Aim of the exercise —
Print exactly the lines running from the one that holds "Generate a component" through the one that holds "const seriesLabel = 'Somme", please, and leave the pictures out.

Records —

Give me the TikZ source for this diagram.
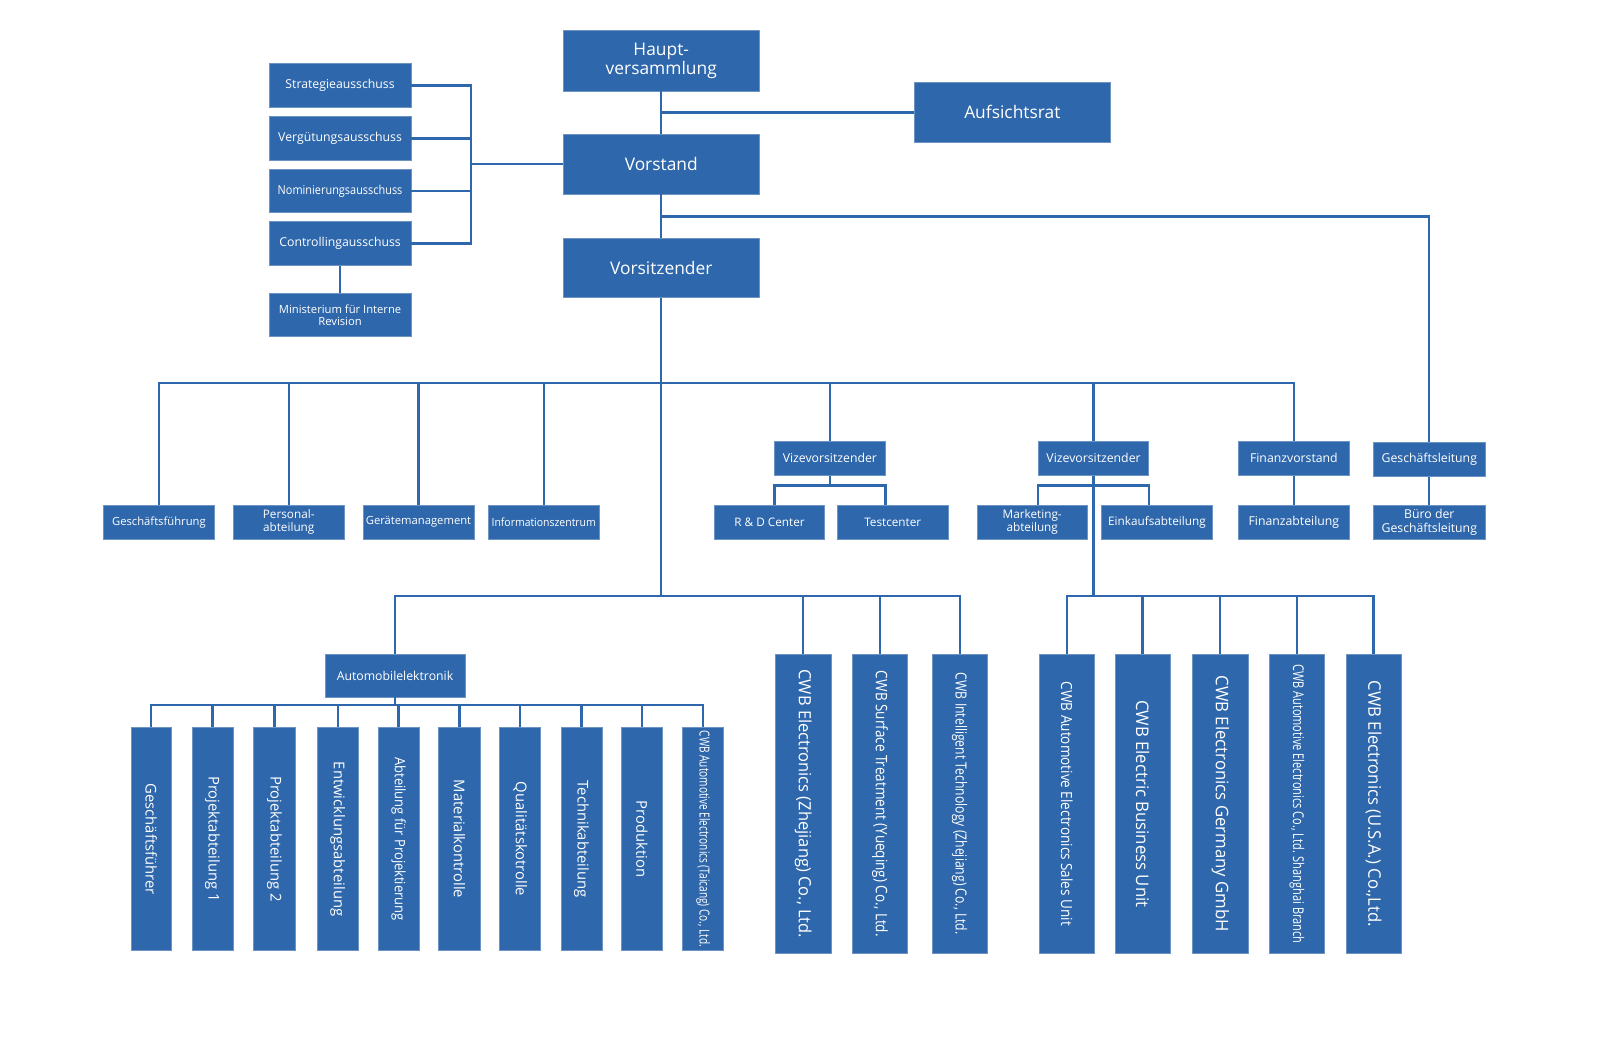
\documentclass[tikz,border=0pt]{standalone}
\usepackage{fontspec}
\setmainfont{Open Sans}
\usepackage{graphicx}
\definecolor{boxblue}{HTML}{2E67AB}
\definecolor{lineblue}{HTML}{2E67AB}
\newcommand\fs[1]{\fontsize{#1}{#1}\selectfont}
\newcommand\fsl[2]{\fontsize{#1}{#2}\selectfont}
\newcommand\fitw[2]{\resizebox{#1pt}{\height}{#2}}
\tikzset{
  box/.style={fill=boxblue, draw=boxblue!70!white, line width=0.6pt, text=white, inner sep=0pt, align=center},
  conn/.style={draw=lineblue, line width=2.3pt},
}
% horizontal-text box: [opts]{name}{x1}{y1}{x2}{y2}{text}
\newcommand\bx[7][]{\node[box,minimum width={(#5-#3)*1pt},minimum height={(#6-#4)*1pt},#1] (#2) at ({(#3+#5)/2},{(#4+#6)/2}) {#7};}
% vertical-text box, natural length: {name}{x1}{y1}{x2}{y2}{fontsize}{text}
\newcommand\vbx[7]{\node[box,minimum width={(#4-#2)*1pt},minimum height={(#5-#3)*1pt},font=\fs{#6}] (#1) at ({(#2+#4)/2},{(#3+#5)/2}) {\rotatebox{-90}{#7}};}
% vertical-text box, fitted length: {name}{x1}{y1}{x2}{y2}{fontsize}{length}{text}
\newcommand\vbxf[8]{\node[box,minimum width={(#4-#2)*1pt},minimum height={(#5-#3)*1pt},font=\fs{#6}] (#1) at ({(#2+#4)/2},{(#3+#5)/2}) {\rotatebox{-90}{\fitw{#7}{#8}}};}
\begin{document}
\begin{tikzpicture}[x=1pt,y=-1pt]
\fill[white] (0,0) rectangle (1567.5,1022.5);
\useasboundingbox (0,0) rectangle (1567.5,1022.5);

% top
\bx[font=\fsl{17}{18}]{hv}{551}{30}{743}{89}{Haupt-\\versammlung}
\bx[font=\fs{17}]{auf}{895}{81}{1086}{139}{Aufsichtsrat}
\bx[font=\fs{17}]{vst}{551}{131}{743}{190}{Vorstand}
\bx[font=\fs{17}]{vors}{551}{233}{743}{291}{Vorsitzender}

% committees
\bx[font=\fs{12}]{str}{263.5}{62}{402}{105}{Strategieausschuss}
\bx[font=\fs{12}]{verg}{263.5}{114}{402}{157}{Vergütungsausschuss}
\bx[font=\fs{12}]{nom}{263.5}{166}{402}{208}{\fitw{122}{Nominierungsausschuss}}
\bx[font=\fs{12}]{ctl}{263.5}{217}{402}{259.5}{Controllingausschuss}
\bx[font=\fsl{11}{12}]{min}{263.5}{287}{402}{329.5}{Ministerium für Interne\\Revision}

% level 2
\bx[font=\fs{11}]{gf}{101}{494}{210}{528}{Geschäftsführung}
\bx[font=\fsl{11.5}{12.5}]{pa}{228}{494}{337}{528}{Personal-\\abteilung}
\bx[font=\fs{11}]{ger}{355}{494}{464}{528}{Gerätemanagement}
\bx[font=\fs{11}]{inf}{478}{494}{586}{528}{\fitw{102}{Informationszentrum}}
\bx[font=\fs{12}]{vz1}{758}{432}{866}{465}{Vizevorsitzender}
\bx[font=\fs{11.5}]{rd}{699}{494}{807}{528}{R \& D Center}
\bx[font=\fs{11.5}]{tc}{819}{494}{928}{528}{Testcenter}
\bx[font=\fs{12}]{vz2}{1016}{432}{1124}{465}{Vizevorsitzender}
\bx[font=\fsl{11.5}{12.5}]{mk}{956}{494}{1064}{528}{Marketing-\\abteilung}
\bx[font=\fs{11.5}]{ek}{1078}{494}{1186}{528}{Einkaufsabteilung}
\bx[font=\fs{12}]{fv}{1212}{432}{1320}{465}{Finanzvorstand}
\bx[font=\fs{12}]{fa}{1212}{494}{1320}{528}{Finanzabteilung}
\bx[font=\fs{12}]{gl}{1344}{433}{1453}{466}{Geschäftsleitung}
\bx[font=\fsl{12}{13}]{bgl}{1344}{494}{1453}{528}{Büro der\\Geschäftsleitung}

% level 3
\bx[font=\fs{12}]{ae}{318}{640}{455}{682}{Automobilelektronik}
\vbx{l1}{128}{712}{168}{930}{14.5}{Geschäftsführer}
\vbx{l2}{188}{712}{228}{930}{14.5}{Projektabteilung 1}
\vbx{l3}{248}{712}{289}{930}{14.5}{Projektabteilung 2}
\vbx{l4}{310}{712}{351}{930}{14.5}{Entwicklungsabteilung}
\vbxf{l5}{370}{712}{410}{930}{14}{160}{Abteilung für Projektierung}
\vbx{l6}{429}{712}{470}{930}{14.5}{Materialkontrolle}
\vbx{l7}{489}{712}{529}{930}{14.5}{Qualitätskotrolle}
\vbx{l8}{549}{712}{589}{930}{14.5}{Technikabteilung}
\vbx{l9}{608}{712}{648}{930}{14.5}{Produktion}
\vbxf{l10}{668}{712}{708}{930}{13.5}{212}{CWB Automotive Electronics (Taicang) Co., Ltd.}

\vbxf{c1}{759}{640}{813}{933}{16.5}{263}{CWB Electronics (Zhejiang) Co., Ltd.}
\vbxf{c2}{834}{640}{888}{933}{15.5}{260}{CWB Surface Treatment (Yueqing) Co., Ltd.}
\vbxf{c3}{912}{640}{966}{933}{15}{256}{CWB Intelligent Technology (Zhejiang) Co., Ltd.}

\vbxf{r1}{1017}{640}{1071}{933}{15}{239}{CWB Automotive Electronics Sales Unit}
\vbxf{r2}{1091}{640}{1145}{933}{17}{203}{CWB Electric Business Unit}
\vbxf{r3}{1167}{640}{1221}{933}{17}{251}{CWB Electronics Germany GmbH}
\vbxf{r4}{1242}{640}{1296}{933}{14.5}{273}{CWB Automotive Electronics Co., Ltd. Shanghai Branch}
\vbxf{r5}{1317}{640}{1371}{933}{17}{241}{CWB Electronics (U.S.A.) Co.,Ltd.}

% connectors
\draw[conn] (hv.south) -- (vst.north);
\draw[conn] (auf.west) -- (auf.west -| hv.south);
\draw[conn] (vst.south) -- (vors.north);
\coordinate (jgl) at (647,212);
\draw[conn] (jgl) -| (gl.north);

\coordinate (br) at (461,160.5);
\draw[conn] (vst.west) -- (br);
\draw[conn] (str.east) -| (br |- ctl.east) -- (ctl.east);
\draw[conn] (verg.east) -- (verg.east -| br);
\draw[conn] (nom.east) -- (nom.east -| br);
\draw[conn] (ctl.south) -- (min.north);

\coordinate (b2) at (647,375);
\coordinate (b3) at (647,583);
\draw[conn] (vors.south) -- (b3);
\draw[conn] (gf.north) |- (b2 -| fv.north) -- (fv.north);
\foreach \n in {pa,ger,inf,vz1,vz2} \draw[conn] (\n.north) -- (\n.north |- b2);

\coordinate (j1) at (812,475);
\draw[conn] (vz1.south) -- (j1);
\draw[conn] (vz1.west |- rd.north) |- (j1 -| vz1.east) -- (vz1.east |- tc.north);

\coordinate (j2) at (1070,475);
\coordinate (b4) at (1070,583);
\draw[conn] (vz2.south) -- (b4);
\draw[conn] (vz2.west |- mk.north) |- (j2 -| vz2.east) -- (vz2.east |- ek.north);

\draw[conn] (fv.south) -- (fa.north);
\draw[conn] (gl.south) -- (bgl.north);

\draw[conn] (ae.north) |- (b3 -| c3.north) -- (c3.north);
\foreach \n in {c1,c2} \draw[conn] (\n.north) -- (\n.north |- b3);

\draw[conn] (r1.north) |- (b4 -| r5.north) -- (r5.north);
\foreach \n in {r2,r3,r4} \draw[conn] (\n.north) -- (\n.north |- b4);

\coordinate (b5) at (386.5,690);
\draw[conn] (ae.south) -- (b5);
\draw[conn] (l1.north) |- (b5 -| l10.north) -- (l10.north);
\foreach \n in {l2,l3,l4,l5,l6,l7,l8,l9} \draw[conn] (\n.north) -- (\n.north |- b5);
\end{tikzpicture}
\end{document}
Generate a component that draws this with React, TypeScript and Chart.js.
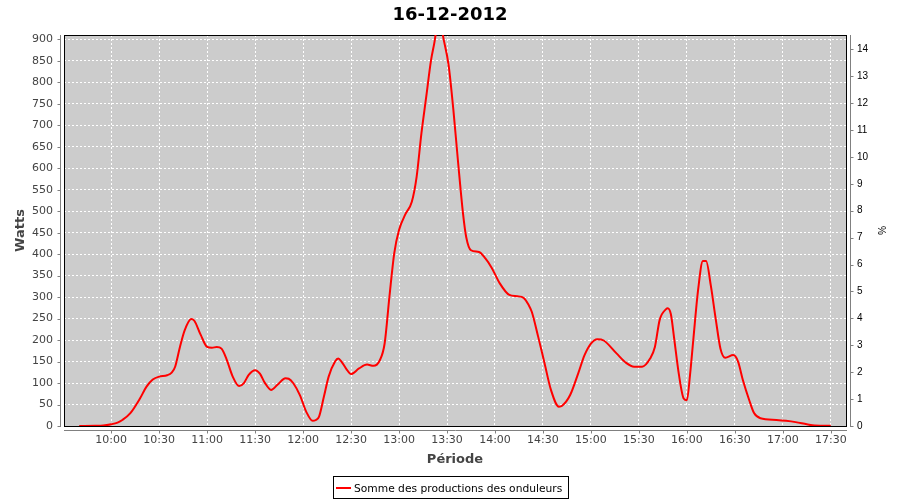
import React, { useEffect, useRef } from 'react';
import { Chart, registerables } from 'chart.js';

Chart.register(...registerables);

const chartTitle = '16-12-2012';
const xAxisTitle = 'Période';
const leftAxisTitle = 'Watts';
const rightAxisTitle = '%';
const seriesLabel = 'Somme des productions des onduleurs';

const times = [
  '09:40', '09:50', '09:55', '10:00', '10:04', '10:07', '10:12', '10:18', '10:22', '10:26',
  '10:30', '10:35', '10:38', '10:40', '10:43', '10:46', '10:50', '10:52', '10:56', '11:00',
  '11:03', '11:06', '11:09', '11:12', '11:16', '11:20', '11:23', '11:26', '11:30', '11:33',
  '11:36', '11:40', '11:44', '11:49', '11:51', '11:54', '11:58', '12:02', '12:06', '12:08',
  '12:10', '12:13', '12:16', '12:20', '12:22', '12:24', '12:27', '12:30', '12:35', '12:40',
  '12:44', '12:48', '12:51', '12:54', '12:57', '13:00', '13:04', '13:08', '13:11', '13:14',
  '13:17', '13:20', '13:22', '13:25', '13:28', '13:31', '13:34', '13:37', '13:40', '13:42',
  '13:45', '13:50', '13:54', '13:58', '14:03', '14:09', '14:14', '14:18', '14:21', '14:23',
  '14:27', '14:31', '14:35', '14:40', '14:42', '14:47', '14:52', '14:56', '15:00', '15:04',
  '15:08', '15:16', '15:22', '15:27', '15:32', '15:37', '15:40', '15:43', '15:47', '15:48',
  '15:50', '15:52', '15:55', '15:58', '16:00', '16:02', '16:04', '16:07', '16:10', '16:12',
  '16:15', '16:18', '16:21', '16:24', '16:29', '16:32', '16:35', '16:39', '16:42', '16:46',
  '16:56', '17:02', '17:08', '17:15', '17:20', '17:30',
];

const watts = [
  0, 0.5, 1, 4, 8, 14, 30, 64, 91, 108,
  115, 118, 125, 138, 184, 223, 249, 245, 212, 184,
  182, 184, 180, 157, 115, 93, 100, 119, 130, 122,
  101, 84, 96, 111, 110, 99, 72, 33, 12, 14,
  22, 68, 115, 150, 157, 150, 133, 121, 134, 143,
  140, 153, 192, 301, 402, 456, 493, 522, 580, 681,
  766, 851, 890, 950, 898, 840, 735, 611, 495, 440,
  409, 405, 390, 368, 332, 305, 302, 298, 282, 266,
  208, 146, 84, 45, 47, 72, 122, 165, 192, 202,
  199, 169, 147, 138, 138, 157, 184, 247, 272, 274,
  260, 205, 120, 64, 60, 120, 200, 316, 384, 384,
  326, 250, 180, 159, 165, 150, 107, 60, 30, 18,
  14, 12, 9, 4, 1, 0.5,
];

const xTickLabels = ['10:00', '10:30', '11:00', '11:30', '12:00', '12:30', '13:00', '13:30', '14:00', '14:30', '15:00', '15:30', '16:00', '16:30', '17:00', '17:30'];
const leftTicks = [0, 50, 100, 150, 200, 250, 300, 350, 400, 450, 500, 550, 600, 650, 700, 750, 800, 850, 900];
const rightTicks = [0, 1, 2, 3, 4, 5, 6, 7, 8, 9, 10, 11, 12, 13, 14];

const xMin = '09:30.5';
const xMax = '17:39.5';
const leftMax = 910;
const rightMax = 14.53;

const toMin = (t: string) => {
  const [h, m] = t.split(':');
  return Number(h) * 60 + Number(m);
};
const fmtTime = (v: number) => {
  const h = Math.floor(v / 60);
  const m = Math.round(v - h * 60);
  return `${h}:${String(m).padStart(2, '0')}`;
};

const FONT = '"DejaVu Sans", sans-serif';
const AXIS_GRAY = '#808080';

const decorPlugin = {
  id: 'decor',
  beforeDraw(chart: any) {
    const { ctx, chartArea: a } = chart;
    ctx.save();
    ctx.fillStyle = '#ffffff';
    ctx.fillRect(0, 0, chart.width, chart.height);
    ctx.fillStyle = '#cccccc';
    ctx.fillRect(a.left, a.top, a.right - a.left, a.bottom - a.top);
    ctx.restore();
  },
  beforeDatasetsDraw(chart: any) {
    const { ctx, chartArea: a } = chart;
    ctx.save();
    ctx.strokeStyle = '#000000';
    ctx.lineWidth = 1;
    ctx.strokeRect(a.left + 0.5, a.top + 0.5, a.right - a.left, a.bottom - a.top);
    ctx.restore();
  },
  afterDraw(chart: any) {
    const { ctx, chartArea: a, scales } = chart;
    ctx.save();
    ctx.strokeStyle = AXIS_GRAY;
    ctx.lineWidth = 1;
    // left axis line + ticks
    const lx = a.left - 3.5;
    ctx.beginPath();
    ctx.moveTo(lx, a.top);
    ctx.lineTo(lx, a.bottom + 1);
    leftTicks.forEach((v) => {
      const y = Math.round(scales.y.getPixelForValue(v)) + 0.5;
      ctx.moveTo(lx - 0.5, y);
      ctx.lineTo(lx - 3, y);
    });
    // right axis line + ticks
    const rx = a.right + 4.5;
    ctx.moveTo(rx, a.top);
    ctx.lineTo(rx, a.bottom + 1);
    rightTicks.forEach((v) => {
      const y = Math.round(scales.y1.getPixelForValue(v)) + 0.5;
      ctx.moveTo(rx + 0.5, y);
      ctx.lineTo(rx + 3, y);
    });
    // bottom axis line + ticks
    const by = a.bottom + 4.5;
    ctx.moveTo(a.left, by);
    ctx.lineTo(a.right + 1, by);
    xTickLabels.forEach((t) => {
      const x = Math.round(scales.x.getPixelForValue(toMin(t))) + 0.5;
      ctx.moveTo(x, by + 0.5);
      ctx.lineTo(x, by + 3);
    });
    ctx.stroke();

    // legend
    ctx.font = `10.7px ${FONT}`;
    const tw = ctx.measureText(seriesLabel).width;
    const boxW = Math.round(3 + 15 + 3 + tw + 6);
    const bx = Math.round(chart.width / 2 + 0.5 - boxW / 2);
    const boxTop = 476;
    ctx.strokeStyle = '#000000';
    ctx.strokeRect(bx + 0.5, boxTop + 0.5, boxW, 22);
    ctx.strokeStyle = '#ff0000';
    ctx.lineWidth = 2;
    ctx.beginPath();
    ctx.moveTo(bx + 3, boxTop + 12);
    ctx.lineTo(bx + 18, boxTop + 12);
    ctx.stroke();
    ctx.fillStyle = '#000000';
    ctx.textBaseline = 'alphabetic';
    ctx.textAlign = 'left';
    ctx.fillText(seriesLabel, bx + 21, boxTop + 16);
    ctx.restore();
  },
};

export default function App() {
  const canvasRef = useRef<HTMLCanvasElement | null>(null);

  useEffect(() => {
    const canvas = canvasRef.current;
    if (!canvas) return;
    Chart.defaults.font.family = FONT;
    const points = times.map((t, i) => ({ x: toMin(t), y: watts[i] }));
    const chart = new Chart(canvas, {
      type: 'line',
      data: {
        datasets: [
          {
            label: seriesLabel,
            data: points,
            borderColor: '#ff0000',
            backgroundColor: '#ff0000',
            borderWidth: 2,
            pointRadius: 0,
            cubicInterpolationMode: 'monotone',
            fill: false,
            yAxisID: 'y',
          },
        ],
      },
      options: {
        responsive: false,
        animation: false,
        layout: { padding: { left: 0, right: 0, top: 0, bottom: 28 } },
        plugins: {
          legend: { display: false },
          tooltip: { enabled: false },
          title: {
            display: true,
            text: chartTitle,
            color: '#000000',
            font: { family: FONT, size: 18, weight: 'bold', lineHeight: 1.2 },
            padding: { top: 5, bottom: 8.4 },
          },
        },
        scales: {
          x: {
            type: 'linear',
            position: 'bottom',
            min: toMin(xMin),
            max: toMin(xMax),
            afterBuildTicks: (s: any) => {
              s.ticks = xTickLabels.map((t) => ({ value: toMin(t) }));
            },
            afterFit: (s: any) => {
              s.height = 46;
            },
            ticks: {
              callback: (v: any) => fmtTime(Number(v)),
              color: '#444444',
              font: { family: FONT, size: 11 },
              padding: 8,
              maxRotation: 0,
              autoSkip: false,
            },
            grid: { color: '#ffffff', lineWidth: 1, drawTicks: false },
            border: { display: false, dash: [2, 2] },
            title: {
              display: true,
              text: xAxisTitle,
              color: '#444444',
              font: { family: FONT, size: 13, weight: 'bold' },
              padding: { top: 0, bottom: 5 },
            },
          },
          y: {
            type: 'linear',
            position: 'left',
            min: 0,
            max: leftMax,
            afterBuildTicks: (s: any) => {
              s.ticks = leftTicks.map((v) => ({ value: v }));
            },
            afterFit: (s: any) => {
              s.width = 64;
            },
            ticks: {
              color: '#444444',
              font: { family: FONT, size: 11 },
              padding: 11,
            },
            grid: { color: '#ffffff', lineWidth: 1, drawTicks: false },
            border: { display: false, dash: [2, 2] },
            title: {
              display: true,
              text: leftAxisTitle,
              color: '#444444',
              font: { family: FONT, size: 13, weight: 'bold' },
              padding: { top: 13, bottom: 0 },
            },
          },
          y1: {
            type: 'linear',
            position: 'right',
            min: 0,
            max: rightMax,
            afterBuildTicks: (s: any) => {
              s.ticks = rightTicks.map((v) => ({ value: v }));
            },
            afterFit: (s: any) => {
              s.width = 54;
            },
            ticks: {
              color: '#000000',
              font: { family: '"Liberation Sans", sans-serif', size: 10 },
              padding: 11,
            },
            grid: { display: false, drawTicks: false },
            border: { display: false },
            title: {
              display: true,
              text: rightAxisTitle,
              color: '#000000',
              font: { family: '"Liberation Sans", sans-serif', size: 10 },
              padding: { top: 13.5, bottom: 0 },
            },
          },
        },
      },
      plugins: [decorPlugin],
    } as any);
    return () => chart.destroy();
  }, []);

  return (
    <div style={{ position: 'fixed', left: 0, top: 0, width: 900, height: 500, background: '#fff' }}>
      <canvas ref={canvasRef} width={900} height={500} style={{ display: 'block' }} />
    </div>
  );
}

Output for this exercise —
Generate a component that draws this with React, TypeScript and Chart.js.
import React, { useEffect, useRef } from 'react';
import { Chart, registerables } from 'chart.js';

Chart.register(...registerables);

const chartTitle = '16-12-2012';
const xAxisTitle = 'Période';
const leftAxisTitle = 'Watts';
const rightAxisTitle = '%';
const seriesLabel = 'Somme des productions des onduleurs';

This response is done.